Scheduling and Automation Strategy

Automate your endurance tests. Schedule them to run nightly or over the weekend in a production-like environment. This can be part of your performance test suite, triggered after a successful load test. The key is consistency and frequency—running an endurance test with every major release candidate, or even monthly for stable applications, builds a powerful historical dataset for trend analysis.

Creating a Feedback Loop with Development Teams

The findings from endurance tests must be translated into actionable tickets, root cause analyses, and, most importantly, learnings. When a leak is found, use it as a teaching moment for the team. Share the graph, explain the correlation, and update coding standards or architectural patterns to prevent recurrence. This transforms testing from a gatekeeping activity into a collaborative quality-enhancing practice.

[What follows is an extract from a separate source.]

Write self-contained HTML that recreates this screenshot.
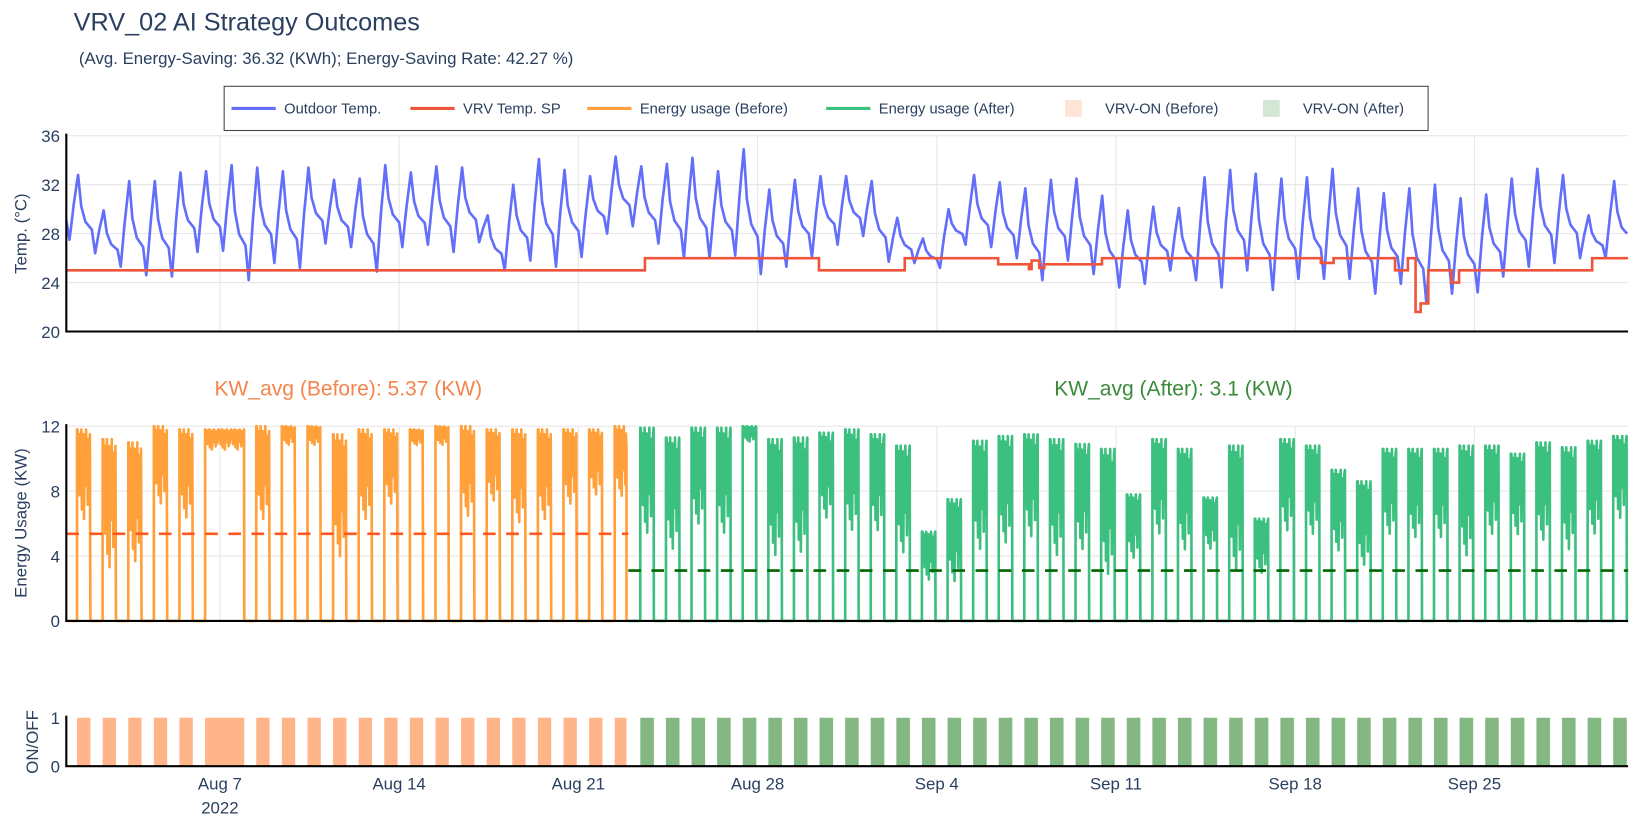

Conclusion: Building a Culture of Sustained Resilience

Endurance testing is more than a technical checklist item; it is a mindset. It embodies the principle that true resilience is measured not in moments of crisis, but in the relentless passage of time. By moving "beyond the breakpoint," we commit to building systems that don't just withstand a sudden flood, but also endure the slow, eroding drip of continuous operation. The strategic investment in designing, executing, and learning from endurance tests pays compounding dividends in production stability, reduced operational toil, and unwavering customer trust. In my experience, the teams that master this discipline are the ones whose applications fade into the background—utterly reliable, consistently performant, and fundamentally resilient. Start your next sprint not by asking "how much can it handle?" but by asking "how long can it last?" The answer will define the maturity of your engineering practice.